> **Description of the task**:
Make an exact copy of the records, with the images left out.

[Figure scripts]
— START —

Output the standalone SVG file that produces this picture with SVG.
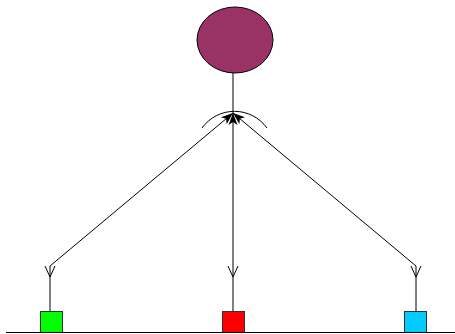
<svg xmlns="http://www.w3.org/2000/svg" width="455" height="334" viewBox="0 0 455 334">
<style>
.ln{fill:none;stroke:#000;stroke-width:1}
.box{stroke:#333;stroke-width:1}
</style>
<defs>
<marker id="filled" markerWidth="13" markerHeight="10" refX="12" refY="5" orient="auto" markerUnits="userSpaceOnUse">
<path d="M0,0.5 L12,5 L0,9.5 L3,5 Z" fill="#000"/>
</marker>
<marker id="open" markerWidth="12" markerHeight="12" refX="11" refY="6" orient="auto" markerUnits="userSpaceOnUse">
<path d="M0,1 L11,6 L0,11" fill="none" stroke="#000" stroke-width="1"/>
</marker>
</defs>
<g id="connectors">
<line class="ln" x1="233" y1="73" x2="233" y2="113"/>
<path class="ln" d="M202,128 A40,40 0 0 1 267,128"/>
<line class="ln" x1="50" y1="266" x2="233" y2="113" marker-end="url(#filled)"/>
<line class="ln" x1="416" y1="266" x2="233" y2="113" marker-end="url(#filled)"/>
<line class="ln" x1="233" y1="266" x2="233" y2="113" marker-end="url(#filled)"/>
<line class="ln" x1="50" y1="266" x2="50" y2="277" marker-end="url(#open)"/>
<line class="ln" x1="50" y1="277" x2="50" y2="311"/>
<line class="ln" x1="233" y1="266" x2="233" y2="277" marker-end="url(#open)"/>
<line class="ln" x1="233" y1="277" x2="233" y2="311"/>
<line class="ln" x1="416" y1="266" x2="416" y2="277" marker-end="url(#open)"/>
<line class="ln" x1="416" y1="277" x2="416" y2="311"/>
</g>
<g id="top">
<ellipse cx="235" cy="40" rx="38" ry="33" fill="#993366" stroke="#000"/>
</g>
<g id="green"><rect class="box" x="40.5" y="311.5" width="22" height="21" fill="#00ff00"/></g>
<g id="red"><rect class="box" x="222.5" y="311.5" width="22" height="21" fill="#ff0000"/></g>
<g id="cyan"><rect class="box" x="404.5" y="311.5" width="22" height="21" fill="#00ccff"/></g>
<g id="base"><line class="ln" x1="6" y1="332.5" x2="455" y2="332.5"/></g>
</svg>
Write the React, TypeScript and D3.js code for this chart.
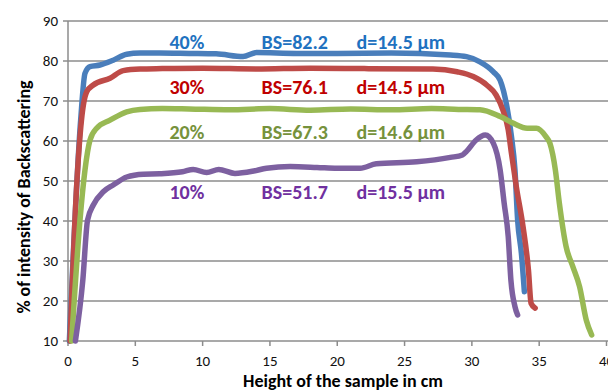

— END —

> **Complete output**:
Output the standalone SVG file that produces this picture with SVG.
<svg xmlns="http://www.w3.org/2000/svg" width="455" height="334" viewBox="0 0 455 334">
<style>
.ln{fill:none;stroke:#000;stroke-width:1}
.box{stroke:#333;stroke-width:1}
</style>
<defs>
<marker id="filled" markerWidth="13" markerHeight="10" refX="12" refY="5" orient="auto" markerUnits="userSpaceOnUse">
<path d="M0,0.5 L12,5 L0,9.5 L3,5 Z" fill="#000"/>
</marker>
<marker id="open" markerWidth="12" markerHeight="12" refX="11" refY="6" orient="auto" markerUnits="userSpaceOnUse">
<path d="M0,1 L11,6 L0,11" fill="none" stroke="#000" stroke-width="1"/>
</marker>
</defs>
<g id="connectors">
<line class="ln" x1="233" y1="73" x2="233" y2="113"/>
<path class="ln" d="M202,128 A40,40 0 0 1 267,128"/>
<line class="ln" x1="50" y1="266" x2="233" y2="113" marker-end="url(#filled)"/>
<line class="ln" x1="416" y1="266" x2="233" y2="113" marker-end="url(#filled)"/>
<line class="ln" x1="233" y1="266" x2="233" y2="113" marker-end="url(#filled)"/>
<line class="ln" x1="50" y1="266" x2="50" y2="277" marker-end="url(#open)"/>
<line class="ln" x1="50" y1="277" x2="50" y2="311"/>
<line class="ln" x1="233" y1="266" x2="233" y2="277" marker-end="url(#open)"/>
<line class="ln" x1="233" y1="277" x2="233" y2="311"/>
<line class="ln" x1="416" y1="266" x2="416" y2="277" marker-end="url(#open)"/>
<line class="ln" x1="416" y1="277" x2="416" y2="311"/>
</g>
<g id="top">
<ellipse cx="235" cy="40" rx="38" ry="33" fill="#993366" stroke="#000"/>
</g>
<g id="green"><rect class="box" x="40.5" y="311.5" width="22" height="21" fill="#00ff00"/></g>
<g id="red"><rect class="box" x="222.5" y="311.5" width="22" height="21" fill="#ff0000"/></g>
<g id="cyan"><rect class="box" x="404.5" y="311.5" width="22" height="21" fill="#00ccff"/></g>
<g id="base"><line class="ln" x1="6" y1="332.5" x2="455" y2="332.5"/></g>
</svg>
Write the React, TypeScript and D3.js code for this chart.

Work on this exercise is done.